Here’s how much I love the way I’ve found to prepare radish leaves (and turnip and any other leafy-topped root vegetable): I actually bought FOUR bunches of radishes at the market just so I’d be able to make the recipe and have plenty of it.
I’ve been thinking and talking about radish tops ever since I learned you could cook with them. (Yay! A bunch of bitter greens that come free with the vegetables I bought!) But aside from adding them to soup, hadn’t really found much I wanted to make with them. All the recipes I looked at on the internet seemed complicated or contrived. (Dear Lord, how many root-to-leaf pesto recipes have to be put out there before we just come out and admit that basil pesto beats them all?) What I wanted was an easy, totally satisfying, everyday recipe that would make my radish tops more than just a good intention left to wilt in my crisper drawer.

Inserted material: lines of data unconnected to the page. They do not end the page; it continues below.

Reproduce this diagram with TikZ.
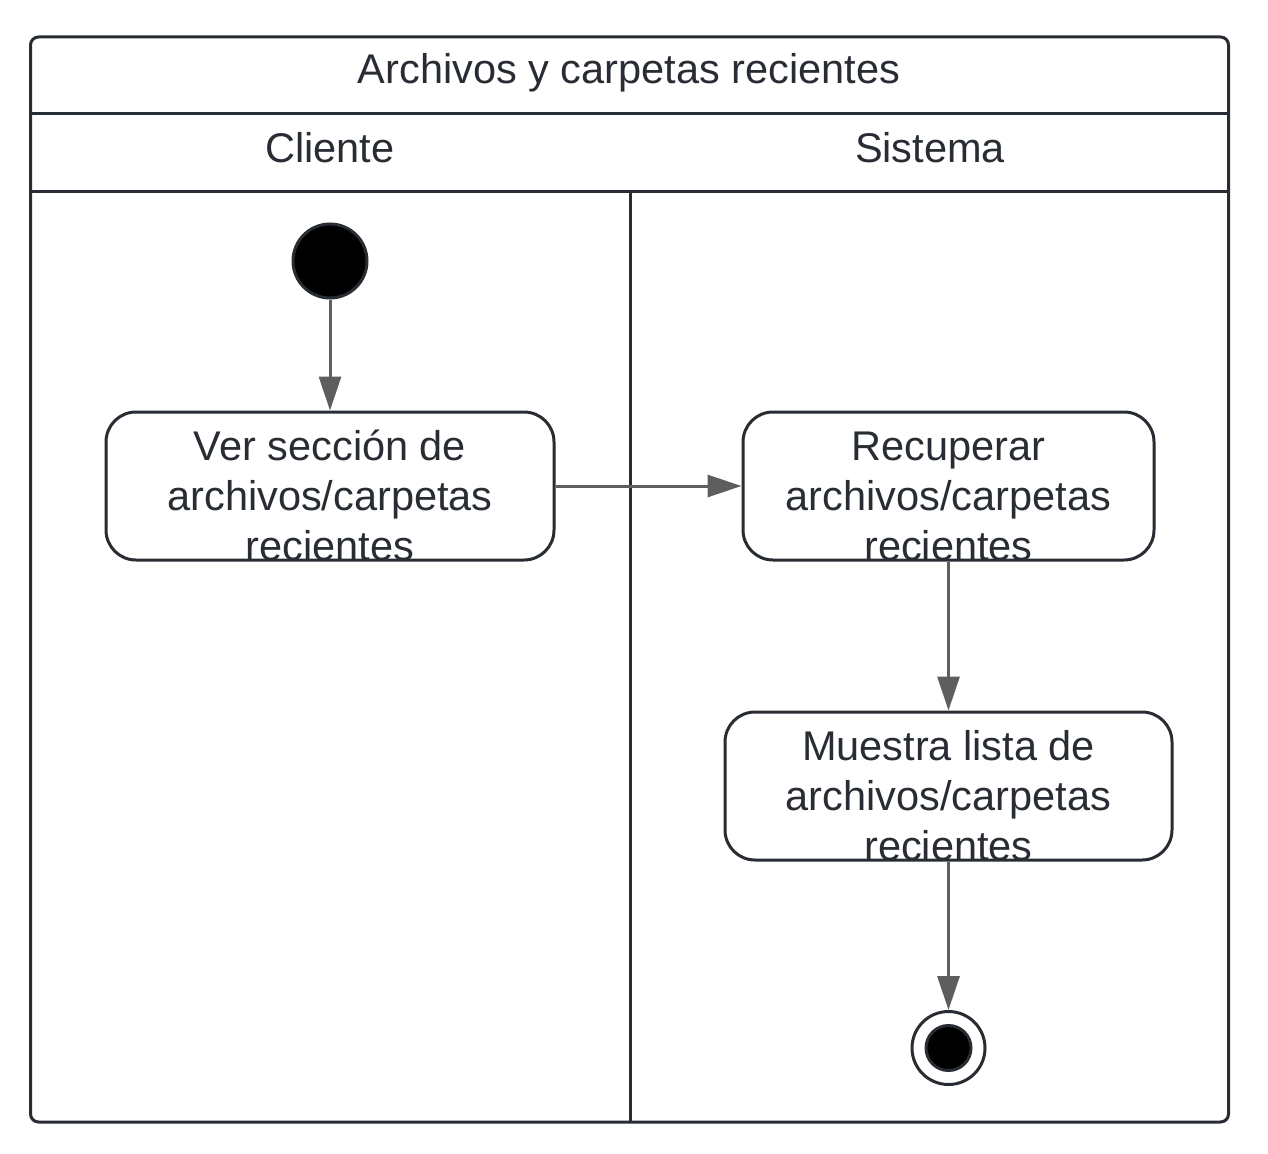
\documentclass[tikz,border=0pt]{standalone}
\usepackage{fontspec}
\setmainfont{Liberation Sans}
\usetikzlibrary{arrows.meta}
\definecolor{ink}{HTML}{282C33}
\definecolor{flowgray}{HTML}{5E5E5E}
\tikzset{
  frameline/.style={draw=ink, line width=3pt},
  actbox/.style={draw=ink, line width=3pt, rounded corners=30pt, fill=white, inner sep=0pt},
  lbl/.style={text=ink, font=\fontsize{41.5}{50}\selectfont, inner sep=0pt, align=center},
  startnode/.style={circle, draw=ink, fill=black, line width=3pt, minimum size=74pt, inner sep=0pt},
  endnode/.style={circle, draw=ink, fill=white, line width=3pt, minimum size=73pt, inner sep=0pt},
  flow/.style={draw=flowgray, line width=3pt, -{Triangle[length=34pt,width=22pt]}},
}
\begin{document}
\begin{tikzpicture}[x=1pt,y=-1pt]
\useasboundingbox[fill=white] (0,0) rectangle (1268,1153);
% frame
\draw[frameline, rounded corners=8pt] (30.5,37) rectangle (1228.5,1122);
\draw[frameline] (30.5,113.5) -- (1228.5,113.5);
\draw[frameline] (30.5,191) -- (1228.5,191);
\draw[frameline] (630,191) -- (630,1122);
% headers
\node[lbl, anchor=base] (title) at (629,84) {Archivos y carpetas recientes};
\node[lbl, anchor=base] (cliente) at (330,162) {Cliente};
\node[lbl, anchor=base] (sistema) at (930,162) {Sistema};
% nodes
\node[startnode] (start) at (330,261) {};
\node[actbox, minimum width=448pt, minimum height=148pt] (a1) at (330,486) {};
\node[actbox, minimum width=411pt, minimum height=148pt] (a2) at (948.5,486) {};
\node[actbox, minimum width=447pt, minimum height=148pt] (a3) at (948.5,786) {};
\node[endnode] (end) at (948.5,1048) {};
\fill[black, draw=ink, line width=3pt] (end.center) circle (22.5pt);
% labels (anchor base = last line)
\node[lbl, anchor=base] (t1) at (330,560) {Ver sección de\\archivos/carpetas\\recientes};
\node[lbl, anchor=base] (t2) at (948.5,560) {Recuperar\\archivos/carpetas\\recientes};
\node[lbl, anchor=base] (t3) at (948.5,860) {Muestra lista de\\archivos/carpetas\\recientes};
% connectors
\draw[flow] (start) -- (a1);
\draw[flow] (a1.east) -- (a2.west);
\draw[flow] (a2.south) -- (a3.north);
\draw[flow] (a3.south) -- (end.north);
\end{tikzpicture}
\end{document}
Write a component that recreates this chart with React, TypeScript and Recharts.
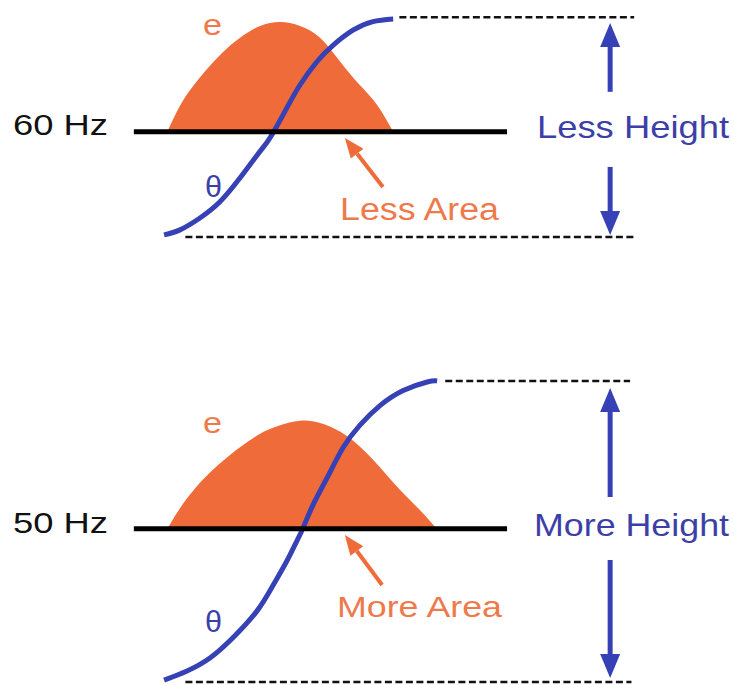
import { ComposedChart, Area, XAxis, YAxis, ReferenceLine } from "recharts";

// time axis in ms (half cycle: 60 Hz ≈ 8.33 ms, 50 Hz = 10 ms)
const X_DOMAIN = [-6.2, 21];

// 60 Hz panel: voltage e (per unit) and flux θ
const E60_T = [0, 0.47, 0.95, 1.58, 2.21, 2.81, 3.44, 4.18, 4.92, 5.66, 6.4, 7.14, 7.77, 8.37];
const E60_V = [0, 0.24, 0.42, 0.61, 0.77, 0.89, 0.98, 1.017, 0.98, 0.87, 0.65, 0.43, 0.25, 0];
const THETA60_T = [-0.12, 0.47, 1.21, 1.95, 2.69, 3.32, 3.69, 3.99, 4.43, 4.91, 5.55, 6.14, 6.88, 7.62, 8.37];
const THETA60_V = [-0.957, -0.91, -0.8, -0.65, -0.43, -0.22, -0.1, 0.02, 0.22, 0.43, 0.65, 0.8, 0.94, 1.02, 1.045];

// 50 Hz panel
const E50_T = [0, 0.47, 0.95, 1.58, 2.21, 2.81, 3.44, 4.07, 4.92, 5.66, 6.4, 7.14, 7.88, 8.62, 9.35, 9.98];
const E50_V = [0, 0.19, 0.35, 0.52, 0.66, 0.775, 0.88, 0.95, 1.0, 0.98, 0.9, 0.76, 0.57, 0.36, 0.175, 0];
const THETA50_T = [-0.12, 0.73, 1.58, 2.44, 3.32, 3.92, 4.43, 4.8, 5.02, 5.4, 5.92, 6.51, 7.14, 7.88, 8.74, 9.63, 10.0];
const THETA50_V = [-1.405, -1.32, -1.2, -1.01, -0.765, -0.525, -0.3, -0.115, 0, 0.22, 0.47, 0.75, 0.96, 1.14, 1.28, 1.36, 1.37];

// dashed limit lines: [theta level, from t, to t]
const LIM60_HI = [1.06, 8.6, 17.3];
const LIM60_LO = [-0.976, 0.67, 17.3];
const LIM50_HI = [1.37, 10.3, 17.15];
const LIM50_LO = [-1.423, 0.67, 17.2];

// baseline extent (t)
const BASE_T = [-1.24, 12.59];

// height arrows at t = 16.41: [shaft start, tip]
const ARROW_T = 16.41;
const UP60 = [0.369, 1.007];
const DOWN60 = [-0.327, -0.958];
const UP50 = [0.293, 1.305];
const DOWN50 = [-0.291, -1.386];

// area pointer arrows: [tailT, tailV, tipT, tipV]
const PTR60 = [7.99, -0.512, 6.58, -0.058];
const PTR50 = [7.96, -0.523, 6.58, -0.059];

const ORANGE = "#EF6C3A";
const ORANGE_TEXT = "#EE7A4C";
const BLUE = "#3541B4";
const BLUE_TEXT = "#3D3FA8";
const FONT = "'Liberation Sans', Arial, sans-serif";

const toPoints = (ts: number[], vs: number[]) => ts.map((t, i) => ({ t, v: vs[i] }));

function arrowShape(color: string, width: number, headLen: number, headW: number) {
  return (p: any) => {
    const { x1, y1, x2, y2 } = p;
    const dx = x2 - x1;
    const dy = y2 - y1;
    const len = Math.hypot(dx, dy) || 1;
    const ux = dx / len;
    const uy = dy / len;
    const bx = x2 - ux * headLen;
    const by = y2 - uy * headLen;
    const px = (-uy * headW) / 2;
    const py = (ux * headW) / 2;
    return (
      <g>
        <line x1={x1} y1={y1} x2={bx} y2={by} stroke={color} strokeWidth={width} />
        <polygon points={`${x2},${y2} ${bx + px},${by + py} ${bx - px},${by - py}`} fill={color} />
      </g>
    );
  };
}

function plainLine(color: string, width: number, dash?: string) {
  return (p: any) => (
    <line
      x1={p.x1}
      y1={p.y1}
      x2={p.x2}
      y2={p.y2}
      stroke={color}
      strokeWidth={width}
      strokeDasharray={dash}
      strokeLinecap="butt"
    />
  );
}

interface Label {
  text: string;
  x: number;
  y: number;
  w: number;
  size: number;
  color: string;
}

function Labels({ items }: { items: Label[] }) {
  return (
    <g>
      {items.map((l, i) => (
        <text
          key={i}
          x={l.x}
          y={l.y}
          fontSize={l.size}
          fill={l.color}
          fontFamily={FONT}
          textLength={l.w}
          lengthAdjust="spacingAndGlyphs"
        >
          {l.text}
        </text>
      ))}
    </g>
  );
}

interface PanelProps {
  top: number;
  height: number;
  yDomain: number[];
  e: { t: number; v: number }[];
  theta: { t: number; v: number }[];
  hi: number[];
  lo: number[];
  up: number[];
  down: number[];
  ptr: number[];
  labels: Label[];
}

function Panel(props: PanelProps) {
  const { top, height, yDomain, e, theta, hi, lo, up, down, ptr, labels } = props;
  const blueArrow = arrowShape(BLUE, 5, 24, 20);
  const orangeArrow = arrowShape(ORANGE, 4, 20, 16);
  const dashed = plainLine("#111", 2.5, "7 3.5");
  return (
    <div style={{ position: "absolute", left: 0, top }}>
      <ComposedChart width={734} height={height} margin={{ top: 0, right: 0, bottom: 0, left: 0 }}>
        <XAxis type="number" dataKey="t" domain={X_DOMAIN} allowDataOverflow hide />
        <YAxis type="number" dataKey="v" domain={yDomain} allowDataOverflow hide />
        <Area
          data={e}
          dataKey="v"
          type="natural"
          baseValue={0}
          stroke="none"
          fill={ORANGE}
          fillOpacity={1}
          isAnimationActive={false}
        />
        <ReferenceLine
          segment={[
            { x: hi[1], y: hi[0] },
            { x: hi[2], y: hi[0] },
          ]}
          shape={dashed}
        />
        <ReferenceLine
          segment={[
            { x: lo[1], y: lo[0] },
            { x: lo[2], y: lo[0] },
          ]}
          shape={dashed}
        />
        <ReferenceLine
          segment={[
            { x: BASE_T[0], y: 0 },
            { x: BASE_T[1], y: 0 },
          ]}
          shape={plainLine("#000", 5)}
        />
        <Area
          data={theta}
          dataKey="v"
          type="natural"
          baseValue={0}
          stroke={BLUE}
          strokeWidth={5}
          fill="none"
          fillOpacity={0}
          dot={false}
          activeDot={false}
          isAnimationActive={false}
        />
        <ReferenceLine
          segment={[
            { x: ARROW_T, y: up[0] },
            { x: ARROW_T, y: up[1] },
          ]}
          shape={blueArrow}
        />
        <ReferenceLine
          segment={[
            { x: ARROW_T, y: down[0] },
            { x: ARROW_T, y: down[1] },
          ]}
          shape={blueArrow}
        />
        <ReferenceLine
          segment={[
            { x: ptr[0], y: ptr[1] },
            { x: ptr[2], y: ptr[3] },
          ]}
          shape={orangeArrow}
        />
        <Labels items={labels} />
      </ComposedChart>
    </div>
  );
}

const LABELS_60: Label[] = [
  { text: "60 Hz", x: 13, y: 135, w: 95, size: 29, color: "#111" },
  { text: "e", x: 203, y: 35, w: 19, size: 30, color: ORANGE_TEXT },
  { text: "θ", x: 205, y: 197, w: 17, size: 29, color: BLUE_TEXT },
  { text: "Less Area", x: 340, y: 220, w: 159, size: 31, color: ORANGE_TEXT },
  { text: "Less Height", x: 537, y: 138, w: 192, size: 32, color: BLUE_TEXT },
];

const LABELS_50: Label[] = [
  { text: "50 Hz", x: 13, y: 233, w: 95, size: 30, color: "#111" },
  { text: "e", x: 203, y: 133, w: 19, size: 30, color: ORANGE_TEXT },
  { text: "θ", x: 205, y: 332, w: 17, size: 29, color: BLUE_TEXT },
  { text: "More Area", x: 337, y: 317, w: 165, size: 30, color: ORANGE_TEXT },
  { text: "More Height", x: 534, y: 236, w: 195, size: 32, color: BLUE_TEXT },
];

export default function App() {
  return (
    <div style={{ position: "absolute", left: 0, top: 0, width: 734, height: 685, background: "#fff" }}>
      <Panel
        top={0}
        height={300}
        yDomain={[-1.56, 1.22]}
        e={toPoints(E60_T, E60_V)}
        theta={toPoints(THETA60_T, THETA60_V)}
        hi={LIM60_HI}
        lo={LIM60_LO}
        up={UP60}
        down={DOWN60}
        ptr={PTR60}
        labels={LABELS_60}
      />
      <Panel
        top={300}
        height={385}
        yDomain={[-1.45, 2.12]}
        e={toPoints(E50_T, E50_V)}
        theta={toPoints(THETA50_T, THETA50_V)}
        hi={LIM50_HI}
        lo={LIM50_LO}
        up={UP50}
        down={DOWN50}
        ptr={PTR50}
        labels={LABELS_50}
      />
    </div>
  );
}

You will read (as I have read) that radish tops taste like arugula or watercress. This is true, to a point. What no one tells you though is that they’re not as straight-out tasty as arugula or watercress. (If they were, we’d have been eating them all along, right?) Radish leaves are furred and a little prickly, plus their flavor is REALLY peppery, so you can’t just throw them straight into a salad. They don’t keep well either; after a couple of days, they wilt to a sad, yellowy mass that’s only good for a compost pile. You gotta use ‘em quick if you’re gonna use ‘em at all.
Thank heavens, I’ve found a way around all these inconveniences with this recipe. It’s based on a spring turnip recipe from Paula Wolfert’s World of Food, where you cook the turnips and their tops together, then drain off the cooking liquid and simmer them with olive oil, garlic, and tomatoes until the greens are meltingly tender. It seemed like it might work for radish tops, so I gave it a whirl. And…Jackpot! The garlic and tomatoes provided a fragrant, tangy counterpoint to the earthy funkiness of the cooked radish tops. Luscious! But the real game-changer was the draining step. It took away any unpleasant bitterness radish tops can sometimes have. And no more wilting, yellowing leaves in my crisper! Garlic, olive oil, canned tomatoes…I’ve got those ingredients on hand all the time, meaning I can make this recipe as soon as I bring my bunches of radishes home from the market.
Tender, Tomatoey Braised Radish Tops
This recipe can be used with any type of dark leafy green—it’s wonderful with kale, collards and mustard greens as well, but what really sets it apart is its ability to transform uncommon greens (I bet it would even work with nettles!) into something that’s not just edible, but downright appetizing. Most types of tomato products will work, including fresh, so long as they’re juicy enough to provide some cooking liquid. You can also cook the radishes (halved) with the tops for a more substantial dish. And try topping the cooked radish tops with feta or goat cheese and lots of ground black pepper.
leaves and tender stems from 2 large bunches of radishes (about 4 cups/1 l.), rinsed well
2 tsp. (10 ml.) olive oil
1 to 2 cloves garlic, minced
¾ cup (200 g.) strained tomatoes (such as Pomi) or canned crushed tomatoes
Bring the radish tops and ¾ cup of water to a simmer in a medium saucepan over medium heat. Reduce the heat to medium-low, and simmer, covered 15 minutes. Drain the greens in a colander, and return the saucepan to the burner. Increase the heat to medium, and add the olive oil and garlic. Cook the garlic 30 seconds, or until fragrant. Add the drained greens and the tomatoes. Cover, reduce the heat to medium-low, and simmer 15 to 20 minutes, or until most of the tomato liquid has evaporated. Season with salt and pepper.